We speak a lot in this country about helping parents to combine work and family but the reality is that we do very little to help parents achieve that objective. We have the lowest provision of publicly provided child care in the EU – what I would call primitive maternity leave – with provisions which badly need to be updated and extended, no paternity leave and unpaid parental leave. The Government went further when bringing in this parental leave legislation and set a cut-off date which excluded many children and parents from benefiting from what the EU directive had in mind. Under the directive, leave could have been given to parents of children up to the age of eight. The Government chose the age of five and also contravened the directive by setting a date by which children must be born in order to be eligible.
The formal notice first issued on 11 March 1999 to the Government states that the directive does not contain provision permitting member states to set a date by which children must be born and that by requiring children to have been born after the date of the directive's adoption, that is, 3 June 1996, the Government has added a condition which is not permitted by the directive. After the formal notice was issued in March, the Government did not accept what the Commission said but argued against it, and thus we have arrived at a situation where the Commission rejected the observations made by the Government and has issued a formal legal opinion, known as a reasoned opinion, confirming that the directive does not contain provision permitting member states to set a date by which children, in respect of whom the right to parental leave is exercised, must be born.

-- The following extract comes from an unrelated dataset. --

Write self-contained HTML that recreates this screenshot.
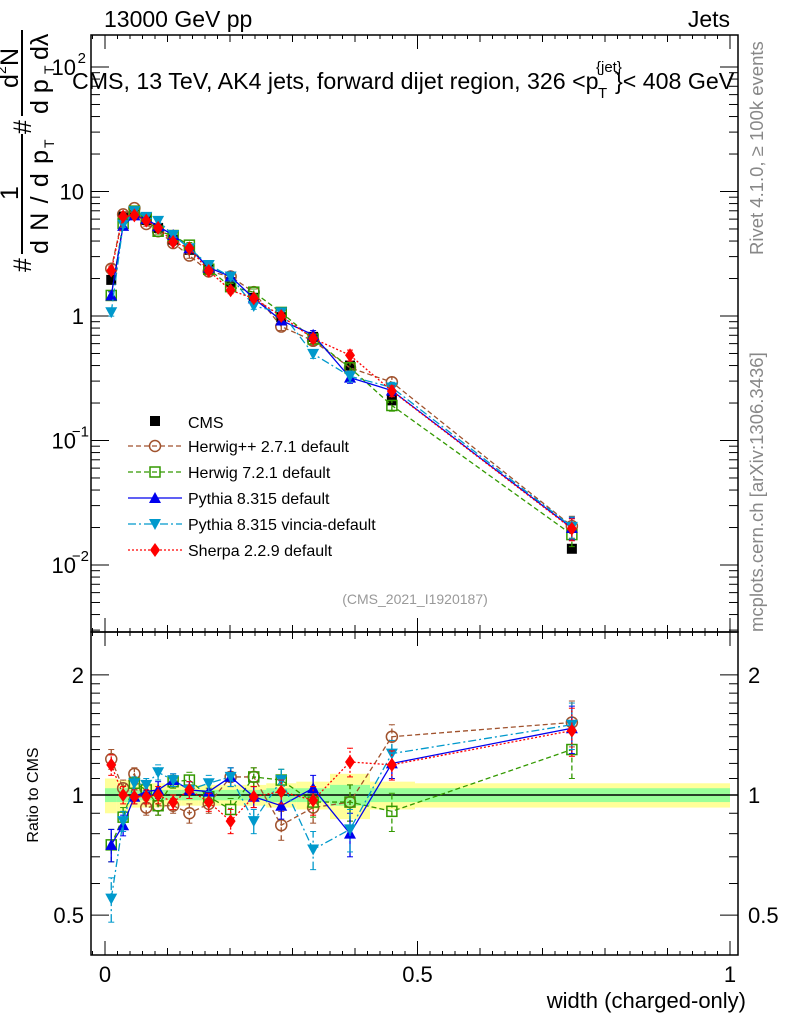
<!DOCTYPE html>
<html><head><meta charset="utf-8"><style>
body{margin:0;background:#fff}
svg{display:block;font-family:"Liberation Sans",sans-serif}
</style></head><body>
<svg id="c" width="786" height="1024" viewBox="0 0 786 1024"></svg>
<script>
const xs=[0.01,0.029,0.047,0.066,0.085,0.109,0.135,0.166,0.201,0.238,0.282,0.333,0.392,0.459,0.747];
const edges=[0,0.019,0.038,0.056,0.075,0.096,0.122,0.149,0.184,0.219,0.258,0.306,0.36,0.424,0.496,1.0];
const cms=[1.95,6.3,6.5,5.9,5.1,4.1,3.4,2.4,1.87,1.4,0.98,0.68,0.4,0.21,0.0135];
const stat=[0.04,0.04,0.03,0.03,0.03,0.03,0.03,0.03,0.03,0.03,0.04,0.04,0.06,0.04,0.04];
const tot=[0.10,0.09,0.07,0.07,0.07,0.06,0.06,0.06,0.06,0.06,0.07,0.08,0.13,0.08,0.07];
const rHpp=[1.23,1.04,1.13,0.93,0.94,0.94,0.90,0.95,1.11,1.11,0.84,0.93,0.96,1.40,1.52];
const rH7=[0.75,0.88,1.07,1.03,0.94,1.08,1.09,0.99,0.92,1.11,1.09,0.96,0.96,0.91,1.30];
const rPy=[0.75,0.84,0.99,1.02,1.03,1.09,1.03,1.02,1.11,0.99,0.94,1.04,0.80,1.20,1.47];
const rVin=[0.55,0.86,1.07,1.06,1.14,1.09,1.03,1.07,1.11,0.86,1.09,0.73,0.82,1.27,1.50];
const rSh=[1.19,1.00,0.99,0.99,1.00,0.96,1.03,0.96,0.86,0.99,1.02,0.97,1.21,1.19,1.45];
const rErr=[0.07,0.05,0.04,0.04,0.05,0.04,0.05,0.05,0.06,0.06,0.07,0.08,0.1,0.1,0.2];

const S=document.getElementById('c');const NS='http://www.w3.org/2000/svg';
function el(t,a,p){const e=document.createElementNS(NS,t);for(const k in a)e.setAttribute(k,a[k]);(p||S).appendChild(e);return e;}
const X=w=>105+625*w;
const Ym=v=>316-124.5*Math.log10(v);
const Yr=r=>795-399*Math.log10(r);
const L=91,R=738,T=35,MB=632,RB=955;

const gb=el('g',{});
for(let i=0;i<xs.length;i++){
  const x0=X(edges[i]),x1=X(edges[i+1]);
  el('rect',{x:x0,y:Yr(1+tot[i]),width:x1-x0,height:Yr(1-tot[i])-Yr(1+tot[i]),fill:'#ffff99'},gb);
}
for(let i=0;i<xs.length;i++){
  const x0=X(edges[i]),x1=X(edges[i+1]);
  el('rect',{x:x0,y:Yr(1+stat[i]),width:x1-x0,height:Yr(1-stat[i])-Yr(1+stat[i]),fill:'#99ff99'},gb);
}
el('line',{x1:L,x2:R,y1:Yr(1),y2:Yr(1),stroke:'#000','stroke-width':1.5});

el('rect',{x:L,y:T,width:R-L,height:MB-T,fill:'none',stroke:'#000','stroke-width':1.5});
el('rect',{x:L,y:MB,width:R-L,height:RB-MB,fill:'none',stroke:'#000','stroke-width':1.5});

for(let k=0;k<=10;k++){const w=k*0.1,x=X(w);if(x>R)continue;const len=(k%5==0)?14:7;
  for(const [y0,d] of [[T,1],[MB,-1],[MB,1],[RB,-1]]) el('line',{x1:x,x2:x,y1:y0,y2:y0+d*len,stroke:'#000'});}
for(let k=-1;k<=50;k++){const x=X(k*0.02);if(x<L||x>R)continue;
  for(const [y0,d] of [[T,1],[MB,-1],[MB,1],[RB,-1]]) el('line',{x1:x,x2:x,y1:y0,y2:y0+d*4,stroke:'#000'});}
[['0',0],['0.5',0.5],['1',1]].forEach(([t,w])=>{const e=el('text',{x:X(w),y:982,'font-size':22,'text-anchor':'middle'});e.textContent=t;});
const xt=el('text',{x:746,y:1008,'font-size':22,'text-anchor':'end'});xt.textContent='width (charged-only)';

for(let d=-3;d<=2;d++){for(let m=1;m<10;m++){const v=m*Math.pow(10,d),y=Ym(v);if(y<T||y>MB)continue;const len=m==1?18:9;
  el('line',{x1:L,x2:L+len,y1:y,y2:y,stroke:'#000'});el('line',{x1:R,x2:R-len,y1:y,y2:y,stroke:'#000'});}}
[['1',1],['10',10]].forEach(([t,v])=>{const e=el('text',{x:84,y:Ym(v)+8,'font-size':22,'text-anchor':'end'});e.textContent=t;});
[2,-1,-2].forEach(p=>{const e=el('text',{x:76,y:Ym(Math.pow(10,p))+8,'font-size':22,'text-anchor':'end'});e.textContent='10';
  const s=el('text',{x:p<0?89:86,y:Ym(Math.pow(10,p))-4,'font-size':15,'text-anchor':'end'});s.textContent=p<0?'\u2212'+(-p):''+p;});

[0.5,0.6,0.7,0.8,0.9,1,1.1,1.2,1.3,1.4,1.5,1.6,1.7,1.8,1.9,2].forEach(v=>{const y=Yr(v);const big=(v==0.5||v==1||v==2);const len=big?18:9;
  el('line',{x1:L,x2:L+len,y1:y,y2:y,stroke:'#000'});el('line',{x1:R,x2:R-len,y1:y,y2:y,stroke:'#000'});});
[['2',2],['1',1],['0.5',0.5]].forEach(([t,v])=>{const a=el('text',{x:84,y:Yr(v)+8,'font-size':22,'text-anchor':'end'});a.textContent=t;
  const b=el('text',{x:748,y:Yr(v)+8,'font-size':22});b.textContent=t;});
const rt=el('text',{x:0,y:0,'font-size':16,'text-anchor':'middle',transform:'translate(38,795) rotate(-90)'});rt.textContent='Ratio to CMS';

const yt=el('g',{transform:'translate(0,272) rotate(-90)'});
function tx(p,x,y,s,t,a){const e=el('text',Object.assign({x:x,y:y,'font-size':s},a||{}),p);e.textContent=t;return e;}
tx(yt,0,31,25,'#');
el('line',{x1:18,x2:138,y1:22,y2:22,stroke:'#000','stroke-width':2},yt);
tx(yt,79,18,25,'1',{'text-anchor':'middle'});
tx(yt,18,48,25,'d N / d p',{textLength:104});tx(yt,124,54,14,'T');
tx(yt,138,31,25,'#');
el('line',{x1:156,x2:242,y1:22,y2:22,stroke:'#000','stroke-width':2},yt);
tx(yt,184,18,25,'d');tx(yt,198,6,14,'2');tx(yt,206,18,25,'N');
tx(yt,158,48,25,'d p');tx(yt,198,54,14,'T');tx(yt,212,48,25,'d\u03bb');

function lbl(x,y,s,t,n,extra){const e=el('text',Object.assign({x:x,y:y,'font-size':s},extra||{}));e.textContent=t;return e;}
lbl(104,27,23,'13000 GeV pp','header-left');
lbl(730,27,23,'Jets','header-right',{'text-anchor':'end'});
lbl(72,89,23.2,'CMS, 13 TeV, AK4 jets, forward dijet region, 326 <p','plot-title');
lbl(598,98,15,'T','title-sub');lbl(596,72,15,'{jet}','title-sup');lbl(615,89,23.2,'}< 408 GeV','plot-title-end');
lbl(415,604,14,'(CMS_2021_I1920187)','analysis-label',{'text-anchor':'middle',fill:'#999'});
lbl(0,0,18.5,'Rivet 4.1.0, \u2265 100k events','rivet-label',{transform:'translate(763,255) rotate(-90)',fill:'#888'});
lbl(0,0,18.5,'mcplots.cern.ch [arXiv:1306.3436]','mcplots-label',{transform:'translate(763,632) rotate(-90)',fill:'#888'});

function mark(g,type,x,y,c){
  if(type=='sq')el('rect',{x:x-5,y:y-5,width:10,height:10,fill:c},g);
  else if(type=='circ')el('circle',{cx:x,cy:y,r:5.5,fill:'none',stroke:c,'stroke-width':1.5},g);
  else if(type=='osq')el('rect',{x:x-5,y:y-5,width:10,height:10,fill:'none',stroke:c,'stroke-width':1.5},g);
  else if(type=='up')el('polygon',{points:`${x},${y-6} ${x-6},${y+5} ${x+6},${y+5}`,fill:c},g);
  else if(type=='dn')el('polygon',{points:`${x},${y+6} ${x-6},${y-5} ${x+6},${y-5}`,fill:c},g);
  else if(type=='dia')el('polygon',{points:`${x},${y-7} ${x-5},${y} ${x},${y+7} ${x+5},${y}`,fill:c},g);
}
const series=[
 {n:'herwigpp',r:rHpp,c:'#a0522d',m:'circ',d:'5,3',lab:'Herwig++ 2.7.1 default'},
 {n:'herwig7',r:rH7,c:'#339900',m:'osq',d:'5,3',lab:'Herwig 7.2.1 default'},
 {n:'pythia',r:rPy,c:'#0000ee',m:'up',d:'',lab:'Pythia 8.315 default'},
 {n:'vincia',r:rVin,c:'#0099cc',m:'dn',d:'8,3,2,3',lab:'Pythia 8.315 vincia-default'},
 {n:'sherpa',r:rSh,c:'#ff0000',m:'dia',d:'2,2',lab:'Sherpa 2.2.9 default'}];
const gc=el('g',{});
cms.forEach((v,i)=>mark(gc,'sq',X(xs[i]),Ym(v),'#000'));
series.forEach(s=>{
  for(const panel of ['main','ratio']){
    const g=el('g',{});
    const pts=xs.map((w,i)=>{const val=panel=='main'?cms[i]*s.r[i]:s.r[i];return [X(w),panel=='main'?Ym(val):Yr(val),val];});
    el('polyline',{points:pts.map(p=>p[0]+','+p[1]).join(' '),fill:'none',stroke:s.c,'stroke-width':1.3,'stroke-dasharray':s.d},g);
    pts.forEach((p,i)=>{const e=rErr[i];const lo=panel=='main'?Ym(p[2]*(1-e)):Yr(p[2]-e),hi=panel=='main'?Ym(p[2]*(1+e)):Yr(p[2]+e);
      el('line',{x1:p[0],x2:p[0],y1:lo,y2:hi,stroke:s.c,'stroke-width':1.3,'stroke-dasharray':s.d},g);
      el('line',{x1:p[0]-3,x2:p[0]+3,y1:lo,y2:lo,stroke:s.c},g);el('line',{x1:p[0]-3,x2:p[0]+3,y1:hi,y2:hi,stroke:s.c},g);
      mark(g,s.m,p[0],p[1],s.c);});
  }
});
const lg=el('g',{});
mark(lg,'sq',155,421,'#000');tx(lg,188,428,16,'CMS');
series.forEach((s,i)=>{const y=446+i*26;
  el('line',{x1:128,x2:182,y1:y,y2:y,stroke:s.c,'stroke-width':1.3,'stroke-dasharray':s.d},lg);
  mark(lg,s.m,155,y,s.c);tx(lg,188,y+6,16,s.lab);});
</script>
</body></html>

A number of questions now arise. Does the Minister intend to take any action to cover those parents and children who have been unjustly excluded and are now over-age? Will the Minister clarify what he intends to do now about changing the parental leave legislation? Does he intend to appeal the opinion or do the honourable thing and bring in the necessary changes?
I ask the Minister to increase the parental leave available to parents of disabled children and extend the age of children whose parents can claim this leave up to eight years of age. The reality in Ireland is that we only have unpaid parental leave which in effect means that most parents will be unable to avail of it, unlike the position in a number of other EU member states. The complete resistance to any form of paid parental leave in this country is unacceptable and must be changed.
Will the Minister provide information – if not tonight then perhaps at a later stage – on the number of parents, male and female, who have been able to avail of the legislation to date. I would like to pay tribute to the work the Irish Congress of Trade Unions has consistently done in trying to ensure that Ireland's provisions in this area are of the highest quality.